• May 18, 2013

Russia Will Recognize Degrees From Top-Ranked Foreign Universities

Russian education authorities have decided to recognize foreign academic diplomas from 210 of the top-ranked universities in the world, including a large number in the United States and Britain. The move is part of a larger effort to hire more foreign professors to work at Russian universities, which the government has encouraged. Until now, in order to get their diplomas recognized by the Russian ministry of education, foreign professors teaching in Russian universities had to translate their dissertations and defend them, in Russian, before a panel of Russian experts.

The move also helps with another recent policy decision: to send thousands of Russian students abroad on government scholarships to earn degrees in critical areas like education management, state and municipal administration, and high-tech disciplines.

The government's decision to recognize degrees from universities abroad will improve conditions for foreign professors working in Russia but only partly, experts say. If an academic did not graduate from a top-ranked institution, he or she will still have to undergo a complicated credential-review process. Besides, without their diplomas recognized by the state, academics neither have a right to participate in the dissertation defenses of their graduate students, nor can they influence faculty decisions and policy; every six months they are required to write hundreds of pages of reports in Russian to describe their research to Russian ministry of education. And some professors say the 210-university list is arbitrary.

For Russian-speaking professors who hold degrees from top-ranked institutions, the automatic recognition releases them from a four- to six-month review process by the ministry required for their research to be approved. But it remains impossible for non-Russian-speaking professors to participate in their graduate students' dissertation defenses, which must always be conducted in Russian.

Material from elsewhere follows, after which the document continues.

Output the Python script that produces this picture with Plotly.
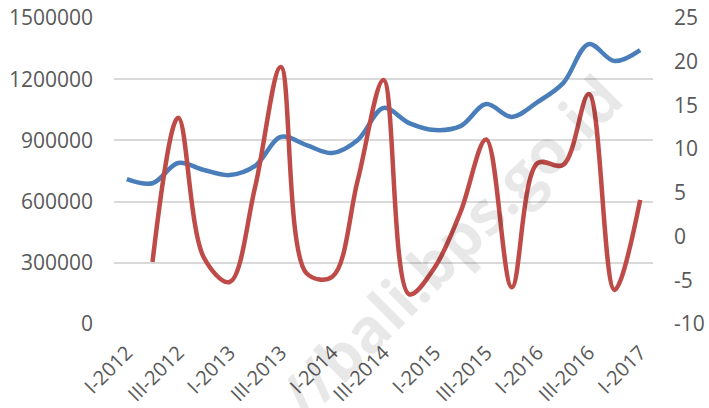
import plotly.graph_objects as go

# Quarterly periods, I-2012 .. I-2017
quarters = [
    "I-2012", "II-2012", "III-2012", "IV-2012",
    "I-2013", "II-2013", "III-2013", "IV-2013",
    "I-2014", "II-2014", "III-2014", "IV-2014",
    "I-2015", "II-2015", "III-2015", "IV-2015",
    "I-2016", "II-2016", "III-2016", "IV-2016",
    "I-2017",
]

# Level series (left axis)
level_values = [
    710000, 690000, 789000, 755000, 730000, 775000, 917000, 877000,
    838000, 902000, 1059000, 985000, 951000, 970000, 1078000, 1015000,
    1088000, 1181000, 1372000, 1289000, 1343000,
]

# Year-on-year growth in percent (right axis), starting II-2012
growth_quarters = quarters[1:]
growth_values = [
    -2.9, 13.6, -2.4, -5.2, 5.7, 19.4, -4.2, -4.6,
    6.5, 17.9, -6.6, -3.5, 2.8, 11.1, -5.8, 8.4,
    8.2, 16.3, -6.1, 4.2,
]

# Every other quarter gets a tick label
tick_labels = quarters[::2]

left_ticks = [0, 300000, 600000, 900000, 1200000, 1500000]
right_ticks = [-10, -5, 0, 5, 10, 15, 20, 25]

BLUE = "#4A7EBB"
RED = "#BE4B48"
GREY_TEXT = "#595959"
FONT = "Open Sans"

fig = go.Figure()

fig.add_trace(go.Scatter(
    x=quarters, y=level_values, mode="lines",
    line=dict(color=BLUE, width=4.5, shape="spline", smoothing=1.0),
    yaxis="y", showlegend=False, hoverinfo="x+y",
))

fig.add_trace(go.Scatter(
    x=growth_quarters, y=growth_values, mode="lines",
    line=dict(color=RED, width=4.5, shape="spline", smoothing=1.0),
    yaxis="y2", showlegend=False, hoverinfo="x+y",
))

# Faint site watermark running diagonally across the plot
fig.add_annotation(
    text="//bali.bps.go.id", xref="paper", yref="paper",
    x=0.623, y=0.255, xanchor="center", yanchor="middle",
    showarrow=False, textangle=-45,
    font=dict(family=FONT, size=61, color="rgba(0,0,0,0.09)", weight="bold"),
)

fig.update_layout(
    width=709, height=408,
    margin=dict(l=114, r=56, t=18, b=84),
    paper_bgcolor="white", plot_bgcolor="white",
    font=dict(family=FONT, size=21, color=GREY_TEXT),
    xaxis=dict(
        type="category", categoryorder="array", categoryarray=quarters,
        range=[-0.5, len(quarters) - 0.5],
        tickmode="array", tickvals=tick_labels, ticktext=tick_labels,
        tickangle=-45, showgrid=False, showline=False, zeroline=False,
        ticks="", ticklabelstandoff=12, automargin=False,
        tickfont=dict(family=FONT, size=20, color=GREY_TEXT),
    ),
    yaxis=dict(
        range=[0, 1500000], tickmode="array", tickvals=left_ticks,
        ticktext=[str(v) for v in left_ticks],
        showgrid=True, gridcolor="#D9D9D9", gridwidth=1.5,
        zeroline=False, showline=False, ticks="", ticklabelstandoff=20,
        automargin=False,
        tickfont=dict(family=FONT, size=21, color=GREY_TEXT),
    ),
    yaxis2=dict(
        range=[-10, 25], overlaying="y", side="right",
        tickmode="array", tickvals=right_ticks,
        ticktext=[str(v) for v in right_ticks],
        showgrid=False, zeroline=False, showline=False, ticks="",
        ticklabelstandoff=20, automargin=False,
        tickfont=dict(family=FONT, size=21, color=GREY_TEXT),
    ),
)

fig.write_html("out.html")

The idea of using rankings, which are controversial in themselves, as a mechanism to recognize foreign diplomas came directly from President Vladimir Putin. Mr. Putin has said his government will, by investing more in existing institutions and recruiting top talent, develop several more top-ranked universities by 2020. Today only a few Russian universities, including Moscow State and Saint Petersburg State Universities, are considered among the best by some rankings.

"The methodology of selecting universities was simple," said Konstantin V. Severinov, a Rutgers University professor who advises the Russian ministry of education. "The ministry chose 300 top universities from top schools of the Academic Ranking of World Universities, the QS World University Rankings and the Times Higher Education World University Rankings lists and chose the ones that were on all three," he said. "That might look like a baby step forward, but it is a step in the right direction."

Not all foreign professors working in Russia welcome the move. Alexander M. Settles, a professor of management at the Higher School of Economics, one of Russia's most prestigious institutions, earned his doctorate from the University of Delaware, which did not make list. Mr. Settles has been trying to change the system since coming to Russia in 2006. But his diploma is still not recognized, so he cannot take part in any faculty decision-making in his department.

Mr. Settles also argues that lack of foreign-degree recognition is only one of Russian higher education's many problems. Dissertation committees, scientific reviews, and grant-making committees do all of their business solely in Russian. "If Russia wants to belong to the global education market, all the existing barriers to developing an international-quality Ph.D. program and publishing in international journals remain." he said.